EXERCISE BRIEF:
Would you write out the listing verbatim and skip every picture in it?

▬▬▬▬▬▬▬▬▬▬

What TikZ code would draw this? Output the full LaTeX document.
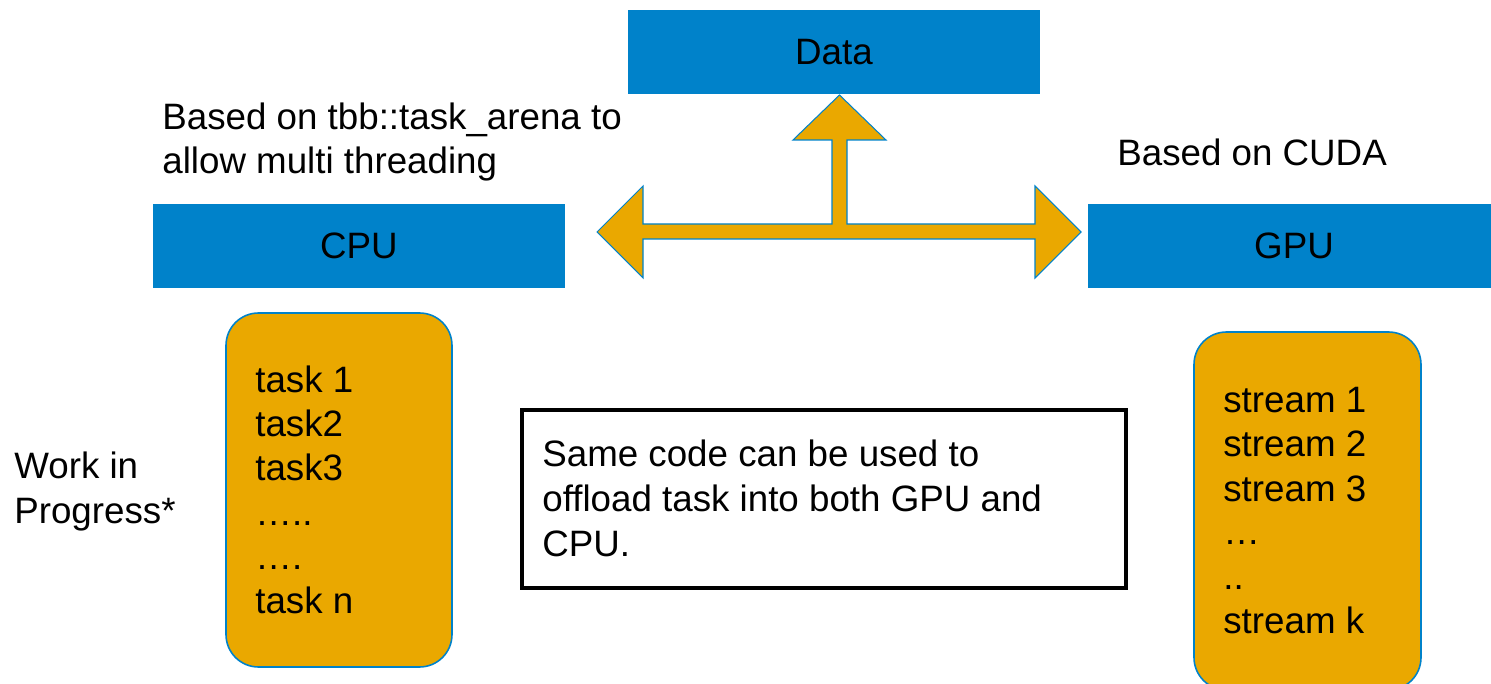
\documentclass[tikz,border=0pt]{standalone}
\usepackage{fontspec}
\setmainfont{Liberation Sans}
\usepackage{tikz}

\definecolor{boxblue}{RGB}{0,130,202}
\definecolor{taskorange}{RGB}{234,168,0}

\tikzset{
  unitbox/.style={fill=boxblue, minimum width=8.24cm, minimum height=1.68cm, inner sep=0pt},
  queuebox/.style={fill=taskorange, draw=boxblue, line width=0.9pt, rounded corners=6.5mm, inner sep=0pt},
  notebox/.style={draw=black, line width=2.1pt, minimum width=12.08cm, minimum height=3.56cm, inner sep=0pt},
  textline/.style={anchor=base west, inner sep=0pt},
}

\begin{document}
\begin{tikzpicture}[x=0.2mm, y=-0.2mm, every node/.style={font=\fontsize{20.9}{25}\selectfont}]
            \useasboundingbox (0,0) rectangle (1491,684);
            % devices and data
            \node[unitbox] (data) at (834,52) {Data};
            \node[unitbox] (cpu) at (359,246) {CPU};
            \node[unitbox] (gpu) at (1294,246) {GPU};
            \filldraw[fill=taskorange, draw=boxblue, line width=0.6pt]
                (597,232) -- (643,186) -- (643,224) -- (832,224) -- (832,140) -- (793,140)
                -- (839.5,95) -- (886,140) -- (847,140) -- (847,224) -- (1035,224) -- (1035,186)
                -- (1081,232) -- (1035,278) -- (1035,239) -- (643,239) -- (643,278) -- cycle;
            \node[textline] (tbb1) at (162,130) {Based on tbb::task\_arena to};
            \node[textline] (tbb2) at (162,174) {allow multi threading};
            \node[textline] (cuda) at (1117,166) {Based on CUDA};
            % queues
            \node[queuebox, minimum width=4.52cm, minimum height=7.08cm] (tasks) at (339,490) {};
            \node[queuebox, minimum width=4.54cm, minimum height=7.16cm] (streams) at (1307.5,511) {};
            \foreach \t [count=\i] in {task 1,task2,task3,…..,….,task n}
                \node[textline] (task\i) at (255,{393+44*(\i-1)}) {\t};
            \foreach \t [count=\i] in {stream 1,stream 2,stream 3,…,..,stream k}
                \node[textline] (stream\i) at (1223,{413+44*(\i-1)}) {\t};
            \node[textline] (wip1) at (14,479) {Work in};
            \node[textline] (wip2) at (14,523) {Progress*};
            % note
            \node[notebox] (note) at (824,499) {};
            \foreach \t [count=\i] in {Same code can be used to,offload task into both GPU and,CPU.}
                \node[textline] (note\i) at (542,{467+44.5*(\i-1)}) {\t};
        \end{tikzpicture}
\end{document}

▬▬▬▬▬▬▬▬▬▬

EXERCISE RESULT:
What TikZ code would draw this? Output the full LaTeX document.
\documentclass[tikz,border=0pt]{standalone}
\usepackage{fontspec}
\setmainfont{Liberation Sans}
\usepackage{tikz}

\definecolor{boxblue}{RGB}{0,130,202}
\definecolor{taskorange}{RGB}{234,168,0}

\tikzset{
  unitbox/.style={fill=boxblue, minimum width=8.24cm, minimum height=1.68cm, inner sep=0pt},
  queuebox/.style={fill=taskorange, draw=boxblue, line width=0.9pt, rounded corners=6.5mm, inner sep=0pt},
  notebox/.style={draw=black, line width=2.1pt, minimum width=12.08cm, minimum height=3.56cm, inner sep=0pt},
  textline/.style={anchor=base west, inner sep=0pt},
}

\begin{document}
\begin{tikzpicture}[x=0.2mm, y=-0.2mm, every node/.style={font=\fontsize{20.9}{25}\selectfont}]
            \useasboundingbox (0,0) rectangle (1491,684);
            % devices and data
            \node[unitbox] (data) at (834,52) {Data};
            \node[unitbox] (cpu) at (359,246) {CPU};
            \node[unitbox] (gpu) at (1294,246) {GPU};
            \filldraw[fill=taskorange, draw=boxblue, line width=0.6pt]
                (597,232) -- (643,186) -- (643,224) -- (832,224) -- (832,140) -- (793,140)
                -- (839.5,95) -- (886,140) -- (847,140) -- (847,224) -- (1035,224) -- (1035,186)
                -- (1081,232) -- (1035,278) -- (1035,239) -- (643,239) -- (643,278) -- cycle;
            \node[textline] (tbb1) at (162,130) {Based on tbb::task\_arena to};
            \node[textline] (tbb2) at (162,174) {allow multi threading};
            \node[textline] (cuda) at (1117,166) {Based on CUDA};
            % queues
            \node[queuebox, minimum width=4.52cm, minimum height=7.08cm] (tasks) at (339,490) {};
            \node[queuebox, minimum width=4.54cm, minimum height=7.16cm] (streams) at (1307.5,511) {};
            \foreach \t [count=\i] in {task 1,task2,task3,…..,….,task n}
                \node[textline] (task\i) at (255,{393+44*(\i-1)}) {\t};
            \foreach \t [count=\i] in {stream 1,stream 2,stream 3,…,..,stream k}
                \node[textline] (stream\i) at (1223,{413+44*(\i-1)}) {\t};
            \node[textline] (wip1) at (14,479) {Work in};
            \node[textline] (wip2) at (14,523) {Progress*};
            % note
            \node[notebox] (note) at (824,499) {};
            \foreach \t [count=\i] in {Same code can be used to,offload task into both GPU and,CPU.}
                \node[textline] (note\i) at (542,{467+44.5*(\i-1)}) {\t};
        \end{tikzpicture}
\end{document}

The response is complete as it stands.